_GIVEN INSTRUCTION_.
Repeat the listing exactly as given, omitting every image.

_AVAILABLE DATA_.
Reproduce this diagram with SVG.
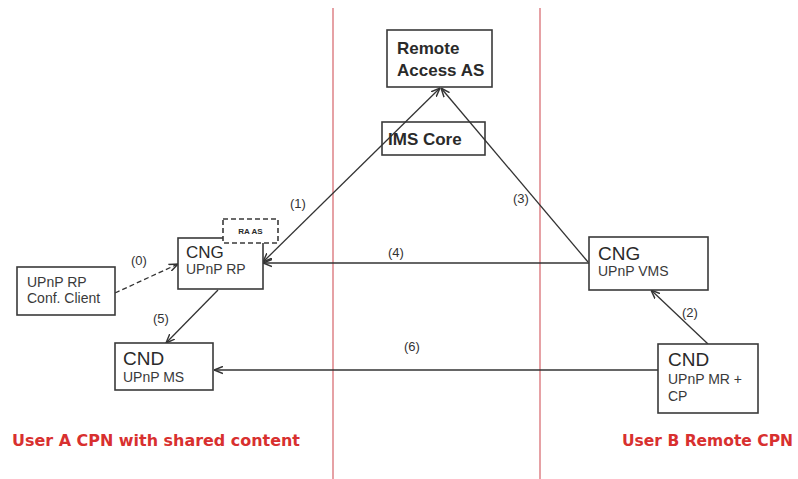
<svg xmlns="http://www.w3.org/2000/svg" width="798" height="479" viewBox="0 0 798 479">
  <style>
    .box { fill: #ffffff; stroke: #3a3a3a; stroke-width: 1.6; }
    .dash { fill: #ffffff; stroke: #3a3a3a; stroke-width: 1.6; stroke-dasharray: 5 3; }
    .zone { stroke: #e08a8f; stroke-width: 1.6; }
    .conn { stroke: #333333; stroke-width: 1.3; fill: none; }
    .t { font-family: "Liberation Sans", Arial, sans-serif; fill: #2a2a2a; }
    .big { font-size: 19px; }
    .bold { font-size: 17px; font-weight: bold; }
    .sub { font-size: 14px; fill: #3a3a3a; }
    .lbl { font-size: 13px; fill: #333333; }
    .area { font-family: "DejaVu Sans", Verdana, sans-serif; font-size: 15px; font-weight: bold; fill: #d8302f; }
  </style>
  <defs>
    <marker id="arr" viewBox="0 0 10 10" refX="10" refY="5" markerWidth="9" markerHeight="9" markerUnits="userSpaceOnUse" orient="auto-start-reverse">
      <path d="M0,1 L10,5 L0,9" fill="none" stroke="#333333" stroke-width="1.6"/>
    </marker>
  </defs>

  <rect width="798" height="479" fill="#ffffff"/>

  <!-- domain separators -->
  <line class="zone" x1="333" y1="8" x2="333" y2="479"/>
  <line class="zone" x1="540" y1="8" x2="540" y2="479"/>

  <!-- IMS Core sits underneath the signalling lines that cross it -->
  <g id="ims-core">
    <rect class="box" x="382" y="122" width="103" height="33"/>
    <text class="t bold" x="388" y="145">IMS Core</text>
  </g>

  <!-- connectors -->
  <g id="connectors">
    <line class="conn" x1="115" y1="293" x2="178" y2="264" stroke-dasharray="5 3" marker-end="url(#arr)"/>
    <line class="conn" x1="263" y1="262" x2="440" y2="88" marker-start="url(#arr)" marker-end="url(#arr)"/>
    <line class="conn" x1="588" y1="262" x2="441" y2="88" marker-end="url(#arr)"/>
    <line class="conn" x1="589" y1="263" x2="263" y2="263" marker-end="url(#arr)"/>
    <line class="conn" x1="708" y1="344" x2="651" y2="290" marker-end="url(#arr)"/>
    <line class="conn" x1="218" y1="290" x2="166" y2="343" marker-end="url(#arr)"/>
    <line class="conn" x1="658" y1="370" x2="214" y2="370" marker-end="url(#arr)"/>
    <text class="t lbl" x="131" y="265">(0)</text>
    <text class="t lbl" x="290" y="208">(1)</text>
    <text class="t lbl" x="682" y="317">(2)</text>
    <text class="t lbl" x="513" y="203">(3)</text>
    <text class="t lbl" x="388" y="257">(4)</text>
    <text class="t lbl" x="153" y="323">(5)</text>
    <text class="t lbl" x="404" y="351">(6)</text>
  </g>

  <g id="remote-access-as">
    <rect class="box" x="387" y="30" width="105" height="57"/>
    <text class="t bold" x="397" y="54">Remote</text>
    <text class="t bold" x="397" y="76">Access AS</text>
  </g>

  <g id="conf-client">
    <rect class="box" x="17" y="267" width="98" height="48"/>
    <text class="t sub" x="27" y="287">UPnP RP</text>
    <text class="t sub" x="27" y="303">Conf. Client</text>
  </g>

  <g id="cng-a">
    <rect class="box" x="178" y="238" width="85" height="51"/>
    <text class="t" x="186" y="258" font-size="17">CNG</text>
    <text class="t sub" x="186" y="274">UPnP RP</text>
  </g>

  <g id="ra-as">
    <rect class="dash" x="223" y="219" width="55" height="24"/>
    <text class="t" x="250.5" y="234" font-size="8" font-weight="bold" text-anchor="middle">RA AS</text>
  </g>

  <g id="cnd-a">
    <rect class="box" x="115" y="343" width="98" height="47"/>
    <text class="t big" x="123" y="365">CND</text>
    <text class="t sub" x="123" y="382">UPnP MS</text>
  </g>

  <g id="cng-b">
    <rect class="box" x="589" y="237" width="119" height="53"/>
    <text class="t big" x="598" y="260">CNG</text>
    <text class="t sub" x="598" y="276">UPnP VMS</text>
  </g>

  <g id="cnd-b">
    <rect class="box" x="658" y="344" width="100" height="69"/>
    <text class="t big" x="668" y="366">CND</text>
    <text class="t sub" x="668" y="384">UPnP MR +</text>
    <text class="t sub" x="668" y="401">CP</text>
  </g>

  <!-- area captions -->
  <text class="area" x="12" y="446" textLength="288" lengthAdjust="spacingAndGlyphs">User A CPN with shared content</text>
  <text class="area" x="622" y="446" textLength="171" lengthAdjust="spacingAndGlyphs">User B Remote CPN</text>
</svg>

_RESULT_.
Reproduce this diagram with SVG.
<svg xmlns="http://www.w3.org/2000/svg" width="798" height="479" viewBox="0 0 798 479">
  <style>
    .box { fill: #ffffff; stroke: #3a3a3a; stroke-width: 1.6; }
    .dash { fill: #ffffff; stroke: #3a3a3a; stroke-width: 1.6; stroke-dasharray: 5 3; }
    .zone { stroke: #e08a8f; stroke-width: 1.6; }
    .conn { stroke: #333333; stroke-width: 1.3; fill: none; }
    .t { font-family: "Liberation Sans", Arial, sans-serif; fill: #2a2a2a; }
    .big { font-size: 19px; }
    .bold { font-size: 17px; font-weight: bold; }
    .sub { font-size: 14px; fill: #3a3a3a; }
    .lbl { font-size: 13px; fill: #333333; }
    .area { font-family: "DejaVu Sans", Verdana, sans-serif; font-size: 15px; font-weight: bold; fill: #d8302f; }
  </style>
  <defs>
    <marker id="arr" viewBox="0 0 10 10" refX="10" refY="5" markerWidth="9" markerHeight="9" markerUnits="userSpaceOnUse" orient="auto-start-reverse">
      <path d="M0,1 L10,5 L0,9" fill="none" stroke="#333333" stroke-width="1.6"/>
    </marker>
  </defs>

  <rect width="798" height="479" fill="#ffffff"/>

  <!-- domain separators -->
  <line class="zone" x1="333" y1="8" x2="333" y2="479"/>
  <line class="zone" x1="540" y1="8" x2="540" y2="479"/>

  <!-- IMS Core sits underneath the signalling lines that cross it -->
  <g id="ims-core">
    <rect class="box" x="382" y="122" width="103" height="33"/>
    <text class="t bold" x="388" y="145">IMS Core</text>
  </g>

  <!-- connectors -->
  <g id="connectors">
    <line class="conn" x1="115" y1="293" x2="178" y2="264" stroke-dasharray="5 3" marker-end="url(#arr)"/>
    <line class="conn" x1="263" y1="262" x2="440" y2="88" marker-start="url(#arr)" marker-end="url(#arr)"/>
    <line class="conn" x1="588" y1="262" x2="441" y2="88" marker-end="url(#arr)"/>
    <line class="conn" x1="589" y1="263" x2="263" y2="263" marker-end="url(#arr)"/>
    <line class="conn" x1="708" y1="344" x2="651" y2="290" marker-end="url(#arr)"/>
    <line class="conn" x1="218" y1="290" x2="166" y2="343" marker-end="url(#arr)"/>
    <line class="conn" x1="658" y1="370" x2="214" y2="370" marker-end="url(#arr)"/>
    <text class="t lbl" x="131" y="265">(0)</text>
    <text class="t lbl" x="290" y="208">(1)</text>
    <text class="t lbl" x="682" y="317">(2)</text>
    <text class="t lbl" x="513" y="203">(3)</text>
    <text class="t lbl" x="388" y="257">(4)</text>
    <text class="t lbl" x="153" y="323">(5)</text>
    <text class="t lbl" x="404" y="351">(6)</text>
  </g>

  <g id="remote-access-as">
    <rect class="box" x="387" y="30" width="105" height="57"/>
    <text class="t bold" x="397" y="54">Remote</text>
    <text class="t bold" x="397" y="76">Access AS</text>
  </g>

  <g id="conf-client">
    <rect class="box" x="17" y="267" width="98" height="48"/>
    <text class="t sub" x="27" y="287">UPnP RP</text>
    <text class="t sub" x="27" y="303">Conf. Client</text>
  </g>

  <g id="cng-a">
    <rect class="box" x="178" y="238" width="85" height="51"/>
    <text class="t" x="186" y="258" font-size="17">CNG</text>
    <text class="t sub" x="186" y="274">UPnP RP</text>
  </g>

  <g id="ra-as">
    <rect class="dash" x="223" y="219" width="55" height="24"/>
    <text class="t" x="250.5" y="234" font-size="8" font-weight="bold" text-anchor="middle">RA AS</text>
  </g>

  <g id="cnd-a">
    <rect class="box" x="115" y="343" width="98" height="47"/>
    <text class="t big" x="123" y="365">CND</text>
    <text class="t sub" x="123" y="382">UPnP MS</text>
  </g>

  <g id="cng-b">
    <rect class="box" x="589" y="237" width="119" height="53"/>
    <text class="t big" x="598" y="260">CNG</text>
    <text class="t sub" x="598" y="276">UPnP VMS</text>
  </g>

  <g id="cnd-b">
    <rect class="box" x="658" y="344" width="100" height="69"/>
    <text class="t big" x="668" y="366">CND</text>
    <text class="t sub" x="668" y="384">UPnP MR +</text>
    <text class="t sub" x="668" y="401">CP</text>
  </g>

  <!-- area captions -->
  <text class="area" x="12" y="446" textLength="288" lengthAdjust="spacingAndGlyphs">User A CPN with shared content</text>
  <text class="area" x="622" y="446" textLength="171" lengthAdjust="spacingAndGlyphs">User B Remote CPN</text>
</svg>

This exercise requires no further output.